#### Recorded data

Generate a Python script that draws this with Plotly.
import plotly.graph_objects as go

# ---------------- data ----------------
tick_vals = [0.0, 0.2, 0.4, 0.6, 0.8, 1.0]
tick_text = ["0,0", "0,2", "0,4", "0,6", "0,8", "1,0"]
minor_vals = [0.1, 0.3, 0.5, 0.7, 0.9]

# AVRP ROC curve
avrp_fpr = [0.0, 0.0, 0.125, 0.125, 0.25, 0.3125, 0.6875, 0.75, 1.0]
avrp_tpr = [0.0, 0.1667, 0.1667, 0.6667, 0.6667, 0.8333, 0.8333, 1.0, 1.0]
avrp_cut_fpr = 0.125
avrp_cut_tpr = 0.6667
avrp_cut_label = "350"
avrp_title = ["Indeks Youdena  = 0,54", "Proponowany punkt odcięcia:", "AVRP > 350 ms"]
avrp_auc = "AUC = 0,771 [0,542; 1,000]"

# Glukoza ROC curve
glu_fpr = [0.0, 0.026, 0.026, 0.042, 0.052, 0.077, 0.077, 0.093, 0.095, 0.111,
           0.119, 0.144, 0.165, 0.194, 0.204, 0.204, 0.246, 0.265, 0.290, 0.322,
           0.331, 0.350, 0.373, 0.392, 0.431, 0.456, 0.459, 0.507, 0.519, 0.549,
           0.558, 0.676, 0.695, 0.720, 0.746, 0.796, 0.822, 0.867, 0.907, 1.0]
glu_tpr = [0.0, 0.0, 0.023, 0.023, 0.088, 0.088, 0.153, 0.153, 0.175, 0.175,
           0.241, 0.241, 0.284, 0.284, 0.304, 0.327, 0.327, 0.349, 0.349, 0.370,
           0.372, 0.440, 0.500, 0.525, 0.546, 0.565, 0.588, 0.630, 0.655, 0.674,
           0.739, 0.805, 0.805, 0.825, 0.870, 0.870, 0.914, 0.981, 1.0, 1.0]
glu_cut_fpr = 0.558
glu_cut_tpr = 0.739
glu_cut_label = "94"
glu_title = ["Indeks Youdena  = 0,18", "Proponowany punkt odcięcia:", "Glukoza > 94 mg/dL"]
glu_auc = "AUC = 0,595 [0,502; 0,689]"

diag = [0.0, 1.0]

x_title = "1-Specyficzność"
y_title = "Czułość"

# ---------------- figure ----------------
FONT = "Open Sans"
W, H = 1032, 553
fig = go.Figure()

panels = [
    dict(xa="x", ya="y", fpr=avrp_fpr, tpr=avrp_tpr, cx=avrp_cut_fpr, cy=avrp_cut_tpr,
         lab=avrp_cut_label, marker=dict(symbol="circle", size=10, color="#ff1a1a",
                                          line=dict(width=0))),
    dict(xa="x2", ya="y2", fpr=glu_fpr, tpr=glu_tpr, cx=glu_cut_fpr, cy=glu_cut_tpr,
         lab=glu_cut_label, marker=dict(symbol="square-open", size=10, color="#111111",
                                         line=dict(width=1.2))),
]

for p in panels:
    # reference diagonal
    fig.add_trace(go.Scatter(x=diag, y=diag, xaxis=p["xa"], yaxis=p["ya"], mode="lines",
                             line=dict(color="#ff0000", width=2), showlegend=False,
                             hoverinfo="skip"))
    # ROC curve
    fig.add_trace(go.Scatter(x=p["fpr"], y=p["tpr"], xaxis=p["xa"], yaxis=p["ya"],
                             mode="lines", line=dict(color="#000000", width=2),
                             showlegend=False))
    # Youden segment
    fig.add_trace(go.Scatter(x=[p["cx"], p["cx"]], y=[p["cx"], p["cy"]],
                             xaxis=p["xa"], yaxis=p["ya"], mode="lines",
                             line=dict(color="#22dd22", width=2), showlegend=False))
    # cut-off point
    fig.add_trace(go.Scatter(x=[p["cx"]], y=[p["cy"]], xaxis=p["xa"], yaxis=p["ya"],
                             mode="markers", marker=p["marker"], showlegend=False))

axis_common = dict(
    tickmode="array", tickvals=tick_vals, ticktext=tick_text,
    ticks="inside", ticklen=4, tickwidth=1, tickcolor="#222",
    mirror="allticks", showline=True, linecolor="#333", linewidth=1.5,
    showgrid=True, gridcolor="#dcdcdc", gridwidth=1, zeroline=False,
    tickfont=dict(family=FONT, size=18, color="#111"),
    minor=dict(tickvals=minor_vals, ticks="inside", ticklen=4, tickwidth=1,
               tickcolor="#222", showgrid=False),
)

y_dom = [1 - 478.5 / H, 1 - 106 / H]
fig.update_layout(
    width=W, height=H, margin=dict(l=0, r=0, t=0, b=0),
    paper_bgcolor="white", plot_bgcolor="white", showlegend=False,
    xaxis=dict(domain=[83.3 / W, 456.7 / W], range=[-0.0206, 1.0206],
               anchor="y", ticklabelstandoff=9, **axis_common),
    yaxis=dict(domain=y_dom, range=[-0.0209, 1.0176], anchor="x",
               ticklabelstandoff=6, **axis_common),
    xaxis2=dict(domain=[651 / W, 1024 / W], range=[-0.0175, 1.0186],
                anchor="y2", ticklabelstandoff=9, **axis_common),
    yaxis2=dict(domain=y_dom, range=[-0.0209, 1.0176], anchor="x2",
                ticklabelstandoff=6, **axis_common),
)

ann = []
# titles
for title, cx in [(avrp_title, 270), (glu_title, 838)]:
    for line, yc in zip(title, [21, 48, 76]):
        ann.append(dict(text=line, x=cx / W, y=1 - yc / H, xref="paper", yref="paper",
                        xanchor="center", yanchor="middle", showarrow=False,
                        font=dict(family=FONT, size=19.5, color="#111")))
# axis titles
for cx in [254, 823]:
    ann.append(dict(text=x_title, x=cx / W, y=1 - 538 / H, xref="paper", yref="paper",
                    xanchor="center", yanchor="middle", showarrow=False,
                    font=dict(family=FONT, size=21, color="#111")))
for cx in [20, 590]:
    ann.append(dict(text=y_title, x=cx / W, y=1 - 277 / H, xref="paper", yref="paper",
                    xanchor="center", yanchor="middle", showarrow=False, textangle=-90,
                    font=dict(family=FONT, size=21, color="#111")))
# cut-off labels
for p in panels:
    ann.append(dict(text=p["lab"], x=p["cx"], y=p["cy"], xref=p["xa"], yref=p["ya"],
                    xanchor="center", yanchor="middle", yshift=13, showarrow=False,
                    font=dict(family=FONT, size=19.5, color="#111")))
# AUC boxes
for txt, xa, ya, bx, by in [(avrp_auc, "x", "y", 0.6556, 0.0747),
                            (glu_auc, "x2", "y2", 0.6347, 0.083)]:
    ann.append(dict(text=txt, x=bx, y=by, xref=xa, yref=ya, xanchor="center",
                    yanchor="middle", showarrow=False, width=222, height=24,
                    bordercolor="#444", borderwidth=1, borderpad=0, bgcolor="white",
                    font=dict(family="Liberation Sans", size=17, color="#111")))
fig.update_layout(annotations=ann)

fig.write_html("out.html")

########

## Stated problem
Output all of the data again. Match it exactly.

## Response for this exercise
Generate a Python script that draws this with Plotly.
import plotly.graph_objects as go

# ---------------- data ----------------
tick_vals = [0.0, 0.2, 0.4, 0.6, 0.8, 1.0]
tick_text = ["0,0", "0,2", "0,4", "0,6", "0,8", "1,0"]
minor_vals = [0.1, 0.3, 0.5, 0.7, 0.9]

# AVRP ROC curve
avrp_fpr = [0.0, 0.0, 0.125, 0.125, 0.25, 0.3125, 0.6875, 0.75, 1.0]
avrp_tpr = [0.0, 0.1667, 0.1667, 0.6667, 0.6667, 0.8333, 0.8333, 1.0, 1.0]
avrp_cut_fpr = 0.125
avrp_cut_tpr = 0.6667
avrp_cut_label = "350"
avrp_title = ["Indeks Youdena  = 0,54", "Proponowany punkt odcięcia:", "AVRP > 350 ms"]
avrp_auc = "AUC = 0,771 [0,542; 1,000]"

# Glukoza ROC curve
glu_fpr = [0.0, 0.026, 0.026, 0.042, 0.052, 0.077, 0.077, 0.093, 0.095, 0.111,
           0.119, 0.144, 0.165, 0.194, 0.204, 0.204, 0.246, 0.265, 0.290, 0.322,
           0.331, 0.350, 0.373, 0.392, 0.431, 0.456, 0.459, 0.507, 0.519, 0.549,
           0.558, 0.676, 0.695, 0.720, 0.746, 0.796, 0.822, 0.867, 0.907, 1.0]
glu_tpr = [0.0, 0.0, 0.023, 0.023, 0.088, 0.088, 0.153, 0.153, 0.175, 0.175,
           0.241, 0.241, 0.284, 0.284, 0.304, 0.327, 0.327, 0.349, 0.349, 0.370,
           0.372, 0.440, 0.500, 0.525, 0.546, 0.565, 0.588, 0.630, 0.655, 0.674,
           0.739, 0.805, 0.805, 0.825, 0.870, 0.870, 0.914, 0.981, 1.0, 1.0]
glu_cut_fpr = 0.558
glu_cut_tpr = 0.739
glu_cut_label = "94"
glu_title = ["Indeks Youdena  = 0,18", "Proponowany punkt odcięcia:", "Glukoza > 94 mg/dL"]
glu_auc = "AUC = 0,595 [0,502; 0,689]"

diag = [0.0, 1.0]

x_title = "1-Specyficzność"
y_title = "Czułość"

# ---------------- figure ----------------
FONT = "Open Sans"
W, H = 1032, 553
fig = go.Figure()

panels = [
    dict(xa="x", ya="y", fpr=avrp_fpr, tpr=avrp_tpr, cx=avrp_cut_fpr, cy=avrp_cut_tpr,
         lab=avrp_cut_label, marker=dict(symbol="circle", size=10, color="#ff1a1a",
                                          line=dict(width=0))),
    dict(xa="x2", ya="y2", fpr=glu_fpr, tpr=glu_tpr, cx=glu_cut_fpr, cy=glu_cut_tpr,
         lab=glu_cut_label, marker=dict(symbol="square-open", size=10, color="#111111",
                                         line=dict(width=1.2))),
]

for p in panels:
    # reference diagonal
    fig.add_trace(go.Scatter(x=diag, y=diag, xaxis=p["xa"], yaxis=p["ya"], mode="lines",
                             line=dict(color="#ff0000", width=2), showlegend=False,
                             hoverinfo="skip"))
    # ROC curve
    fig.add_trace(go.Scatter(x=p["fpr"], y=p["tpr"], xaxis=p["xa"], yaxis=p["ya"],
                             mode="lines", line=dict(color="#000000", width=2),
                             showlegend=False))
    # Youden segment
    fig.add_trace(go.Scatter(x=[p["cx"], p["cx"]], y=[p["cx"], p["cy"]],
                             xaxis=p["xa"], yaxis=p["ya"], mode="lines",
                             line=dict(color="#22dd22", width=2), showlegend=False))
    # cut-off point
    fig.add_trace(go.Scatter(x=[p["cx"]], y=[p["cy"]], xaxis=p["xa"], yaxis=p["ya"],
                             mode="markers", marker=p["marker"], showlegend=False))

axis_common = dict(
    tickmode="array", tickvals=tick_vals, ticktext=tick_text,
    ticks="inside", ticklen=4, tickwidth=1, tickcolor="#222",
    mirror="allticks", showline=True, linecolor="#333", linewidth=1.5,
    showgrid=True, gridcolor="#dcdcdc", gridwidth=1, zeroline=False,
    tickfont=dict(family=FONT, size=18, color="#111"),
    minor=dict(tickvals=minor_vals, ticks="inside", ticklen=4, tickwidth=1,
               tickcolor="#222", showgrid=False),
)

y_dom = [1 - 478.5 / H, 1 - 106 / H]
fig.update_layout(
    width=W, height=H, margin=dict(l=0, r=0, t=0, b=0),
    paper_bgcolor="white", plot_bgcolor="white", showlegend=False,
    xaxis=dict(domain=[83.3 / W, 456.7 / W], range=[-0.0206, 1.0206],
               anchor="y", ticklabelstandoff=9, **axis_common),
    yaxis=dict(domain=y_dom, range=[-0.0209, 1.0176], anchor="x",
               ticklabelstandoff=6, **axis_common),
    xaxis2=dict(domain=[651 / W, 1024 / W], range=[-0.0175, 1.0186],
                anchor="y2", ticklabelstandoff=9, **axis_common),
    yaxis2=dict(domain=y_dom, range=[-0.0209, 1.0176], anchor="x2",
                ticklabelstandoff=6, **axis_common),
)

ann = []
# titles
for title, cx in [(avrp_title, 270), (glu_title, 838)]:
    for line, yc in zip(title, [21, 48, 76]):
        ann.append(dict(text=line, x=cx / W, y=1 - yc / H, xref="paper", yref="paper",
                        xanchor="center", yanchor="middle", showarrow=False,
                        font=dict(family=FONT, size=19.5, color="#111")))
# axis titles
for cx in [254, 823]:
    ann.append(dict(text=x_title, x=cx / W, y=1 - 538 / H, xref="paper", yref="paper",
                    xanchor="center", yanchor="middle", showarrow=False,
                    font=dict(family=FONT, size=21, color="#111")))
for cx in [20, 590]:
    ann.append(dict(text=y_title, x=cx / W, y=1 - 277 / H, xref="paper", yref="paper",
                    xanchor="center", yanchor="middle", showarrow=False, textangle=-90,
                    font=dict(family=FONT, size=21, color="#111")))
# cut-off labels
for p in panels:
    ann.append(dict(text=p["lab"], x=p["cx"], y=p["cy"], xref=p["xa"], yref=p["ya"],
                    xanchor="center", yanchor="middle", yshift=13, showarrow=False,
                    font=dict(family=FONT, size=19.5, color="#111")))
# AUC boxes
for txt, xa, ya, bx, by in [(avrp_auc, "x", "y", 0.6556, 0.0747),
                            (glu_auc, "x2", "y2", 0.6347, 0.083)]:
    ann.append(dict(text=txt, x=bx, y=by, xref=xa, yref=ya, xanchor="center",
                    yanchor="middle", showarrow=False, width=222, height=24,
                    bordercolor="#444", borderwidth=1, borderpad=0, bgcolor="white",
                    font=dict(family="Liberation Sans", size=17, color="#111")))
fig.update_layout(annotations=ann)

fig.write_html("out.html")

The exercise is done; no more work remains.